All I want to know is how long before it runs XBMC?
It'll run it now. Just like any other Atom based system.
But beware, XBMC can't offload processing power to the GPU which is a real shame because this would be a perfect platform for XBMC and 1080p content if XBMC could make the GPU do some work.
XBMC is available for Windows now, if you didn't know.
"Though the company claims it'll only use 12% more power than comparative Intel 945GM/E-based solutions, PC Perspective found the test units to consume twice the wattage"
That may be true but you forgot to notice that their ion model had the n330 dual core processor and their reference model used a n270 single core processor. This makes a larger than normal difference in the power consumption.
Sure, except the netbook they were using had an actual LCD on it and the Ion platform didn't. And the ION platform still used twice the power both in idle and at full workload.
"It won't play Crysis"
Thanks god for clearing that up.
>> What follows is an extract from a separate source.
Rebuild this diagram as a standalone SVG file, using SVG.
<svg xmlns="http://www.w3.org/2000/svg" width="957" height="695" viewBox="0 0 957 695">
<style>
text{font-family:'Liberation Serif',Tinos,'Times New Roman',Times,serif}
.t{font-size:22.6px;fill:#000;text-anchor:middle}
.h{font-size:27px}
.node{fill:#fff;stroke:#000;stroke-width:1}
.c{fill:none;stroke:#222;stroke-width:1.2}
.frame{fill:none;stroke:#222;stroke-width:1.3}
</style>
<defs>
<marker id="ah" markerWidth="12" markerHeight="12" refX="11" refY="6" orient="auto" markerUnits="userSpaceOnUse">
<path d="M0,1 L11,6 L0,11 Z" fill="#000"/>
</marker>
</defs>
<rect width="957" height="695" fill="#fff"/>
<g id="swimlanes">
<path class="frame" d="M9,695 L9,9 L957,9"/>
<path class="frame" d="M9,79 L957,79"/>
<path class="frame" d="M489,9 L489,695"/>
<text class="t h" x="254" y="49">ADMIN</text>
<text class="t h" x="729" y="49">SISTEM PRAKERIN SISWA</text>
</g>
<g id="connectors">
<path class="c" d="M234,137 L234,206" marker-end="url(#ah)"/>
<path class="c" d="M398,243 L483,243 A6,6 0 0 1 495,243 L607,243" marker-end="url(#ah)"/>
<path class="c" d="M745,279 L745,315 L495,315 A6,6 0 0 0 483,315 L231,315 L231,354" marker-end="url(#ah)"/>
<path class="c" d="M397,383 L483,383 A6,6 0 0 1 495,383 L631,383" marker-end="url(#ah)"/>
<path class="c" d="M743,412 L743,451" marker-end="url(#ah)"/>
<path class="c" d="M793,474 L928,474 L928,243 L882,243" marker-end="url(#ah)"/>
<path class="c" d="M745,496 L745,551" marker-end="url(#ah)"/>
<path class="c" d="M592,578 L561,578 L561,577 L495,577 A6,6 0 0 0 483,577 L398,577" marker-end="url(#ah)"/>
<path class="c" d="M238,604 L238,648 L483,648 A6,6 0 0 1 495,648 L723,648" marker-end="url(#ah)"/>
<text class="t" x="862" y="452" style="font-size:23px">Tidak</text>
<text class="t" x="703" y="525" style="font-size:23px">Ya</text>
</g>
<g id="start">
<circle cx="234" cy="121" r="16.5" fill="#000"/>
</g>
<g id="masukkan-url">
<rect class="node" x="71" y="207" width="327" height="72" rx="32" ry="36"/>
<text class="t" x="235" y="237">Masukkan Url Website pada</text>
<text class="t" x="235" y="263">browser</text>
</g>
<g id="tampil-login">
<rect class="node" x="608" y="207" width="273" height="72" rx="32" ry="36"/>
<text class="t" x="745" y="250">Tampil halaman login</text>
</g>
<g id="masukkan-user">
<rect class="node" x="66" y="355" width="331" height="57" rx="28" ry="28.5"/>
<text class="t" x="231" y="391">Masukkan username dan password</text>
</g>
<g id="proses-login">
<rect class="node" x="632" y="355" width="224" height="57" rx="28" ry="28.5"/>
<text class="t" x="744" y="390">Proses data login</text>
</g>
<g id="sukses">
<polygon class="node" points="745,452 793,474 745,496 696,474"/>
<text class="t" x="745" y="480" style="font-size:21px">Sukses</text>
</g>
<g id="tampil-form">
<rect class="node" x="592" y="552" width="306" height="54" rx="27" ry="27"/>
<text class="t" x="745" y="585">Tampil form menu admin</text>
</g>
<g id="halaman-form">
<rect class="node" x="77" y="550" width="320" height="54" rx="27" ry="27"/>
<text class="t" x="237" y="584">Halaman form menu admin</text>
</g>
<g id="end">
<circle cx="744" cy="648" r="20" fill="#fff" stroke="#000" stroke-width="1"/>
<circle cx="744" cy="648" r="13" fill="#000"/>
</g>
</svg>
That seems to be only benchmark people care about these days!
Awesome!!
Looks just like the CPU cooler from an old SUN computer I trashed at work the other day.
Where can I buy one? Or where are the details for the models available this summer?
Give it me now!
please boxee home unit pleeeeeze
I'll wait for Tegra-based systems to get truly excited...
based on this picture, it's suitable for a mini-HTPC. that said, I hope it could tackle the protected audio path issue.
Good call here... there are a few laptops which have HDMI support... but it's a guessing game at which of them support the interleaved audio part of the HDMI spec!
unless you meant protected media path... either way... HDMI support is trickier than twisting audio cables around a video signal
dis is der best render farm.
I've been putting off buying a netbook for this platform. GMA graphics suck nads.
HP needs to make a 10-12" Ion-based tablet...
and DON'T forget a passive-mode (i.e. reflective transmission) LCD
Started liking the PC Perspective review until they actually benchmarked ION with Vista and 2GB of RAM against an EEE with 1GB and XP. Good grief.